## What you will do:
Both the line containing "Convert this chart" and the line containing "87, bottom: 369" belong in the copy, as do all lines between them, copied exactly; pictures do not.

## Records:
** begin **

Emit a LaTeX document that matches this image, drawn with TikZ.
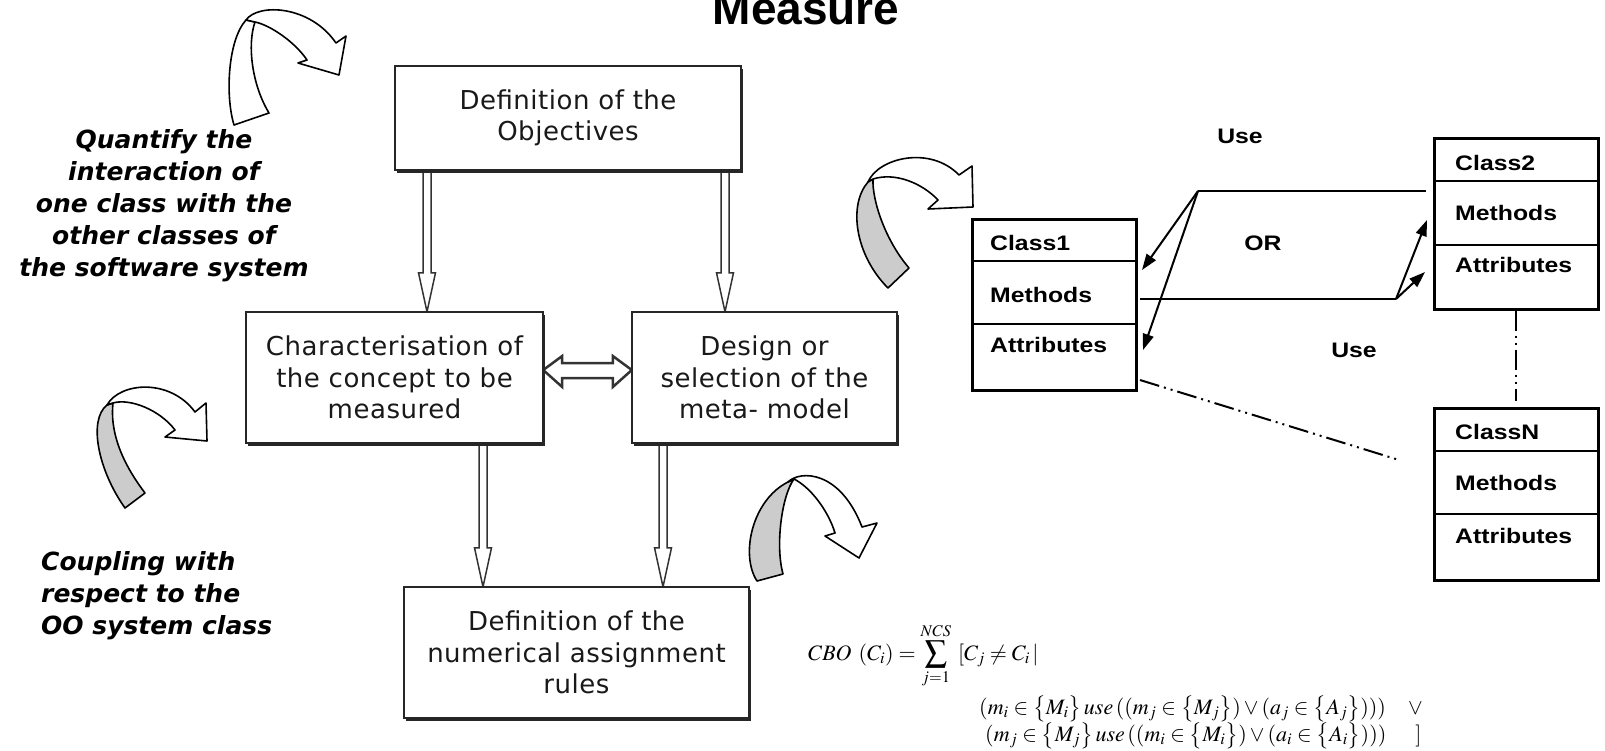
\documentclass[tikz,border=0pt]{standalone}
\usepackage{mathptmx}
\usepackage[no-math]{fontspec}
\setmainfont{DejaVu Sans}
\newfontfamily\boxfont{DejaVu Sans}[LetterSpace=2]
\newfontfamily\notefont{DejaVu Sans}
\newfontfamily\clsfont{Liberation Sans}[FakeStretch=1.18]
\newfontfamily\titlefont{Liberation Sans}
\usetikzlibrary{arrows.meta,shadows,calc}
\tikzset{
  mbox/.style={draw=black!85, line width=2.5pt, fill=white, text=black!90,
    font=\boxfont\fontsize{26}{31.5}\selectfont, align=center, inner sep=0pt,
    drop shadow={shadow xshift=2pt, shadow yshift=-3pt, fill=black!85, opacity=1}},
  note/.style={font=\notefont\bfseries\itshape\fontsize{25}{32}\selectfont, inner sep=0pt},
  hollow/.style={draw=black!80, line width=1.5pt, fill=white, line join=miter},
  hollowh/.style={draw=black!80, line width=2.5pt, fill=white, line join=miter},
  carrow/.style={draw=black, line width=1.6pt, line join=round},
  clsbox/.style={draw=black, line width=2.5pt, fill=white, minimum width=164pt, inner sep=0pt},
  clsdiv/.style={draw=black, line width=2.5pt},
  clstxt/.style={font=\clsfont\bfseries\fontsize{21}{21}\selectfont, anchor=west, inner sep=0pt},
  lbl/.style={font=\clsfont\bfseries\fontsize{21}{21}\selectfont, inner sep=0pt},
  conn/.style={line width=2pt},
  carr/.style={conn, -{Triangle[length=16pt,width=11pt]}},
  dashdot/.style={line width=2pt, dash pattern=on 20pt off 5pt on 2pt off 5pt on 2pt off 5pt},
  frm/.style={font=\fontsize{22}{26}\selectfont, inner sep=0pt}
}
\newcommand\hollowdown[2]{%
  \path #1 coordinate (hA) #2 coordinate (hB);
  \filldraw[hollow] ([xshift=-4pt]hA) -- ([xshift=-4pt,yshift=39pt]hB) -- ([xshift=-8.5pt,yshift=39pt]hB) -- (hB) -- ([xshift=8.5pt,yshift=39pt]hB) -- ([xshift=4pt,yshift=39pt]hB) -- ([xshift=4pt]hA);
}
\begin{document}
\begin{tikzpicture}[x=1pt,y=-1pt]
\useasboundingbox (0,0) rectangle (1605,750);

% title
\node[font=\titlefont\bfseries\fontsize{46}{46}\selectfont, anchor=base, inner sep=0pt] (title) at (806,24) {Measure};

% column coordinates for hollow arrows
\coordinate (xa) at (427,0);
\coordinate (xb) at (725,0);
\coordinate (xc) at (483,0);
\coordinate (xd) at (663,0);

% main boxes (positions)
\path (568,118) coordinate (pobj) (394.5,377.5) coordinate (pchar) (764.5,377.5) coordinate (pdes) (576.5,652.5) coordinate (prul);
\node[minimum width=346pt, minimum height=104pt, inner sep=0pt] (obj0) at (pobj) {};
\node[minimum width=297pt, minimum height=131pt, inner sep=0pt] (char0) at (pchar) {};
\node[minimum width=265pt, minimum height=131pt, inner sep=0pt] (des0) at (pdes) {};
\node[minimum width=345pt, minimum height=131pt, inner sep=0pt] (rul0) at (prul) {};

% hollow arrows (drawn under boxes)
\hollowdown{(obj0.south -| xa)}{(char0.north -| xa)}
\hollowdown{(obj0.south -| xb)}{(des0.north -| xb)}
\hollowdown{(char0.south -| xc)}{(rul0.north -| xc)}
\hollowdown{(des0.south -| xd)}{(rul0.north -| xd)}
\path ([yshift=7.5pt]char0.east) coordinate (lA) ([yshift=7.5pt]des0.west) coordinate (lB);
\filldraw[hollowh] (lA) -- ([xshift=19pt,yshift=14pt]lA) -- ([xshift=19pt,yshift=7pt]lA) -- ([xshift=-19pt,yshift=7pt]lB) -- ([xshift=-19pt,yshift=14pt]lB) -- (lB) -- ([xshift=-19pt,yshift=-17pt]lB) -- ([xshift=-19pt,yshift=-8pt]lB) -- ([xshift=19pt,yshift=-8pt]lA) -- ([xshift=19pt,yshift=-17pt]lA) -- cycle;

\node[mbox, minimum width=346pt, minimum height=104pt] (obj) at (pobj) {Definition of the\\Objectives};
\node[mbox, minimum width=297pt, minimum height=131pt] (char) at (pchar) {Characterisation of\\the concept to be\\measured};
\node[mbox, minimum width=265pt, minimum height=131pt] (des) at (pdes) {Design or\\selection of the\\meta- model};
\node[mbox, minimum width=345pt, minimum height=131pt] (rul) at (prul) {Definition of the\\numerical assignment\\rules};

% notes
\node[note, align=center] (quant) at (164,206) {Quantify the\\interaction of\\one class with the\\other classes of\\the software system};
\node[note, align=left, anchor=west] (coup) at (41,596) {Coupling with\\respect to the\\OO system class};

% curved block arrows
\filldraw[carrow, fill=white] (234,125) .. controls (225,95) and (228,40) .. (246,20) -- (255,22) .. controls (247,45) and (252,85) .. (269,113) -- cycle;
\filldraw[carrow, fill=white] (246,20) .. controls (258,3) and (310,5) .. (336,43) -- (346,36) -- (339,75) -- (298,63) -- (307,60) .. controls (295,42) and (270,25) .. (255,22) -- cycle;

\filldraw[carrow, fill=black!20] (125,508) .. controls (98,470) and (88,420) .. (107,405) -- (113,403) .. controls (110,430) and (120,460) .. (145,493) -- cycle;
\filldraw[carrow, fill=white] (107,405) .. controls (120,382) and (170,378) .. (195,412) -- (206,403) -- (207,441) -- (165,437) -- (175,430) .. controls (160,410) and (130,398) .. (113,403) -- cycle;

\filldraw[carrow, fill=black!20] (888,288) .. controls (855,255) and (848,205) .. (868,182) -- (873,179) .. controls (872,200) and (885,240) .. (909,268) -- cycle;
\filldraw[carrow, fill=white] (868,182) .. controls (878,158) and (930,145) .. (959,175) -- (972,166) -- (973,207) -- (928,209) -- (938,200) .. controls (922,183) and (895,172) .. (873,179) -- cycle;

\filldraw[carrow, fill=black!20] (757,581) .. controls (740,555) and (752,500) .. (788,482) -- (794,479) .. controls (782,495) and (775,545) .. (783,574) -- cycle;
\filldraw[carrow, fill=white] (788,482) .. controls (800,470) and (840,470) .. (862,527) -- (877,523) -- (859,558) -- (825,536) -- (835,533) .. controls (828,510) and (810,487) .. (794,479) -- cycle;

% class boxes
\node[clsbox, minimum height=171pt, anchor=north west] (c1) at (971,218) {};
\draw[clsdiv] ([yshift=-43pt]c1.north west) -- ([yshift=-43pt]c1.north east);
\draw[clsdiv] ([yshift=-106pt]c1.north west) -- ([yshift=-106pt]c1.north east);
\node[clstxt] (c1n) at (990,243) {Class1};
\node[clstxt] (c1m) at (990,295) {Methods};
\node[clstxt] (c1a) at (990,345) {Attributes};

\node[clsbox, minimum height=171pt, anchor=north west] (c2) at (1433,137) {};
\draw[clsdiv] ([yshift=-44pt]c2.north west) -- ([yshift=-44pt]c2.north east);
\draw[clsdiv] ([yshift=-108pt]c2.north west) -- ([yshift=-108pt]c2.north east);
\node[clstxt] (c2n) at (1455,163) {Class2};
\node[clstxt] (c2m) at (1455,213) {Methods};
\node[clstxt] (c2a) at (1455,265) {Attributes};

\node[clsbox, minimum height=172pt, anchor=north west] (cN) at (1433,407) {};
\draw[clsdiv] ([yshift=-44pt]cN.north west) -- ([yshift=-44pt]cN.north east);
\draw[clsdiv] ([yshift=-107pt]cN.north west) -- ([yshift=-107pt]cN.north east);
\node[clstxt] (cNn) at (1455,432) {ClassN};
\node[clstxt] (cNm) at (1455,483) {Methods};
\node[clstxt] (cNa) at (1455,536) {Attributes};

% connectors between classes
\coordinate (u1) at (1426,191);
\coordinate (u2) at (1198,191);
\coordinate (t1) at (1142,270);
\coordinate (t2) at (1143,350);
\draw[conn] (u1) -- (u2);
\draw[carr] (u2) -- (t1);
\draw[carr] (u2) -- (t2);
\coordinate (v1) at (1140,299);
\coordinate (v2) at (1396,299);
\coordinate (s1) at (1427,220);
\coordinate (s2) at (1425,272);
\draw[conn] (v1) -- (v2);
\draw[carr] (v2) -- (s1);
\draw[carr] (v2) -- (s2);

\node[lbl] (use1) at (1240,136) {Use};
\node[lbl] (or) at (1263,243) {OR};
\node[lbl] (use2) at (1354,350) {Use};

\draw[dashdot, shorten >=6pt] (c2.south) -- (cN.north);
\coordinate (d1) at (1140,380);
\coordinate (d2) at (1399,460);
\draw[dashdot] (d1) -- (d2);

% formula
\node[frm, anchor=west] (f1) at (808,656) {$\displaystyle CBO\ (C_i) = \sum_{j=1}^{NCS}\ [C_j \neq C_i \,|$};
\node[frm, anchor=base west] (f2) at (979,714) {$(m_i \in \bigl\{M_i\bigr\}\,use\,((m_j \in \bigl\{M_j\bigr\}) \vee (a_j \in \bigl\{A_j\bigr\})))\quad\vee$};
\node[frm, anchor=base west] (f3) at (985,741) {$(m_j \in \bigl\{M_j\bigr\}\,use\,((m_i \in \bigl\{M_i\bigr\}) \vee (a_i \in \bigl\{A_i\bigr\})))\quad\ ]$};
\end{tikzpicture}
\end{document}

** end **
** begin **

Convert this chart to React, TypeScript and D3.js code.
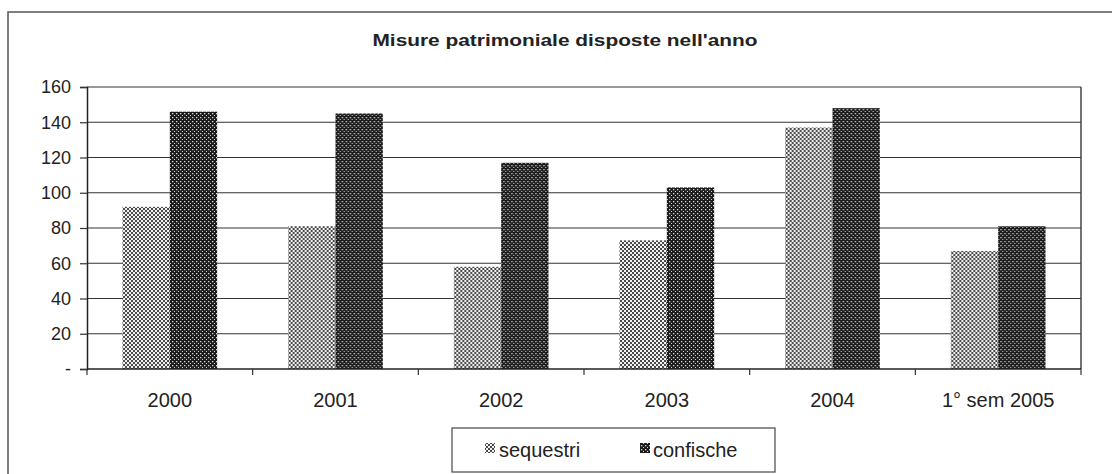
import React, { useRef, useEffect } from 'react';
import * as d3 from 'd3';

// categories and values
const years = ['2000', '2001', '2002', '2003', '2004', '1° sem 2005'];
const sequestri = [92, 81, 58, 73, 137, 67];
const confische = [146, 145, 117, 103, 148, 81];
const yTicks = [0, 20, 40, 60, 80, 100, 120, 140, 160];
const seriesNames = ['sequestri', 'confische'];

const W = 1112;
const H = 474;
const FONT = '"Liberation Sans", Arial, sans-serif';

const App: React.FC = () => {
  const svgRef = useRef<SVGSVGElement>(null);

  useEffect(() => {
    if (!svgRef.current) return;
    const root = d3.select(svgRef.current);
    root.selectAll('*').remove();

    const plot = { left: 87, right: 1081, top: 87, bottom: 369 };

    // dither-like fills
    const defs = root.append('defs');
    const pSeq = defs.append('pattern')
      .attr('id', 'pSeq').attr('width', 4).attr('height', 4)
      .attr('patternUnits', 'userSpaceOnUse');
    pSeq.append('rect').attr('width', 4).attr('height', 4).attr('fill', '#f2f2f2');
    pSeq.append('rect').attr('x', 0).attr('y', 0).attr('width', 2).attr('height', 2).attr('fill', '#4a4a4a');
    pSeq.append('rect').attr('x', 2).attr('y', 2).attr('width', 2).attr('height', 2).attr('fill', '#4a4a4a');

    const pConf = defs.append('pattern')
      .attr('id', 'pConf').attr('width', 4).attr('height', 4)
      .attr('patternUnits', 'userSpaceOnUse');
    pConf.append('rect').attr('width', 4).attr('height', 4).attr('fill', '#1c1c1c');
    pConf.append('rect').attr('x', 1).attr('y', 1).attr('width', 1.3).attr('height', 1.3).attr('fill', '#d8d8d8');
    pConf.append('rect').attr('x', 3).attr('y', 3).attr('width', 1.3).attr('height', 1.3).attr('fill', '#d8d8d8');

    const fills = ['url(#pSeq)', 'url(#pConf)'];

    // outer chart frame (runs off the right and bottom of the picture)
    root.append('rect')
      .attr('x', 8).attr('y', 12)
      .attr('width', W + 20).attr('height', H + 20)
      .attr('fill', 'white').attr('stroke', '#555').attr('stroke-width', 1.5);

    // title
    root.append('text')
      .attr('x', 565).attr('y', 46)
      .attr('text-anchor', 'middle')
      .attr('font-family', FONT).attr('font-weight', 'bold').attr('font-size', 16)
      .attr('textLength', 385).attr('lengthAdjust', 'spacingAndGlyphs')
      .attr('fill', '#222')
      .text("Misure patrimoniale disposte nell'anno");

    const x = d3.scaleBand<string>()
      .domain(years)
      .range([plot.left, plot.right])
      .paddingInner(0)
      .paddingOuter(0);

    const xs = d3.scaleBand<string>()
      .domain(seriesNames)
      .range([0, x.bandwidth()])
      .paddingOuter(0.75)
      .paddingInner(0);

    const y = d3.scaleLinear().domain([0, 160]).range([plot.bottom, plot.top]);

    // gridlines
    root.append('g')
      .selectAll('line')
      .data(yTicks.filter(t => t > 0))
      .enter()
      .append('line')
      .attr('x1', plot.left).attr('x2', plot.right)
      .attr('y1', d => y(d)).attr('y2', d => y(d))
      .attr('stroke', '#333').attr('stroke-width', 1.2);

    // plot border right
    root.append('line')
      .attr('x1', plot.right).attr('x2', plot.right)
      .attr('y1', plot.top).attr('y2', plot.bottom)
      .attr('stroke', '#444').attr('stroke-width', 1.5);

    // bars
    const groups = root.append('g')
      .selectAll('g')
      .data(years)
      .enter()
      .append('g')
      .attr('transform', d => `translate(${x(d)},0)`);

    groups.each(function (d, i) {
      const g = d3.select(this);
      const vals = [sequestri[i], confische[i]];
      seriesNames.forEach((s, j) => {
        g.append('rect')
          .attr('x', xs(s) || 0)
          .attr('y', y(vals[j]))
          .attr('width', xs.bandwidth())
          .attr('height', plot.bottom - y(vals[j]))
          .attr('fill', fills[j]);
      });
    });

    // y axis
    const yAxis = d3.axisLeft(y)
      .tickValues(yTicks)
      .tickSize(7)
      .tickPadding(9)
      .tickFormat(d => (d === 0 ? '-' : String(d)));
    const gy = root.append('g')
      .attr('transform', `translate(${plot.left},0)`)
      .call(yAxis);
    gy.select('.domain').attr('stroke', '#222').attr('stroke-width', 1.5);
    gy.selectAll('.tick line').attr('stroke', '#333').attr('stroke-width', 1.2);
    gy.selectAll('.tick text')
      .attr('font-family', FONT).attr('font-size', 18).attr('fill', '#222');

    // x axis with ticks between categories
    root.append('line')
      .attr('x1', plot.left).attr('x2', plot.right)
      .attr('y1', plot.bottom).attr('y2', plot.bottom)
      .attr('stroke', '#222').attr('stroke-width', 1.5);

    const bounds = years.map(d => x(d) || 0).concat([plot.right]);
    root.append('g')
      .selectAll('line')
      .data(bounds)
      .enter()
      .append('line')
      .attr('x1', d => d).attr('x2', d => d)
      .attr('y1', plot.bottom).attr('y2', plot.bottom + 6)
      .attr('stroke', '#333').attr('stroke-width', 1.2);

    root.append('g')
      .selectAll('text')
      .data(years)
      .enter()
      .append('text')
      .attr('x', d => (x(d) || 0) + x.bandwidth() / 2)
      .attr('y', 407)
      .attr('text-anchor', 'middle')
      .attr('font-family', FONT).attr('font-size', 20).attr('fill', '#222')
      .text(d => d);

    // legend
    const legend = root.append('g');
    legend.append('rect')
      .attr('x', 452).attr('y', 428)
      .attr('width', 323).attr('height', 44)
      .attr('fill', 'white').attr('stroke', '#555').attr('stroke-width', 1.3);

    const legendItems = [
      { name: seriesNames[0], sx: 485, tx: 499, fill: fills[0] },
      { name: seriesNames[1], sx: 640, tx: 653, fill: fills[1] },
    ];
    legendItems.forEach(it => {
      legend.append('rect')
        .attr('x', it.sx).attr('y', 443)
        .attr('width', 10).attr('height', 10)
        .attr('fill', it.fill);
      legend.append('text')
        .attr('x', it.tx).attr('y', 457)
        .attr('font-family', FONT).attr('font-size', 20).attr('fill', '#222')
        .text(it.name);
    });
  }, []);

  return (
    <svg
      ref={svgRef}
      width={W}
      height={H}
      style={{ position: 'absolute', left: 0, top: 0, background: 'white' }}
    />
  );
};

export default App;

** end **

## Task output:
Convert this chart to React, TypeScript and D3.js code.
import React, { useRef, useEffect } from 'react';
import * as d3 from 'd3';

// categories and values
const years = ['2000', '2001', '2002', '2003', '2004', '1° sem 2005'];
const sequestri = [92, 81, 58, 73, 137, 67];
const confische = [146, 145, 117, 103, 148, 81];
const yTicks = [0, 20, 40, 60, 80, 100, 120, 140, 160];
const seriesNames = ['sequestri', 'confische'];

const W = 1112;
const H = 474;
const FONT = '"Liberation Sans", Arial, sans-serif';

const App: React.FC = () => {
  const svgRef = useRef<SVGSVGElement>(null);

  useEffect(() => {
    if (!svgRef.current) return;
    const root = d3.select(svgRef.current);
    root.selectAll('*').remove();

    const plot = { left: 87, right: 1081, top: 87, bottom: 369 };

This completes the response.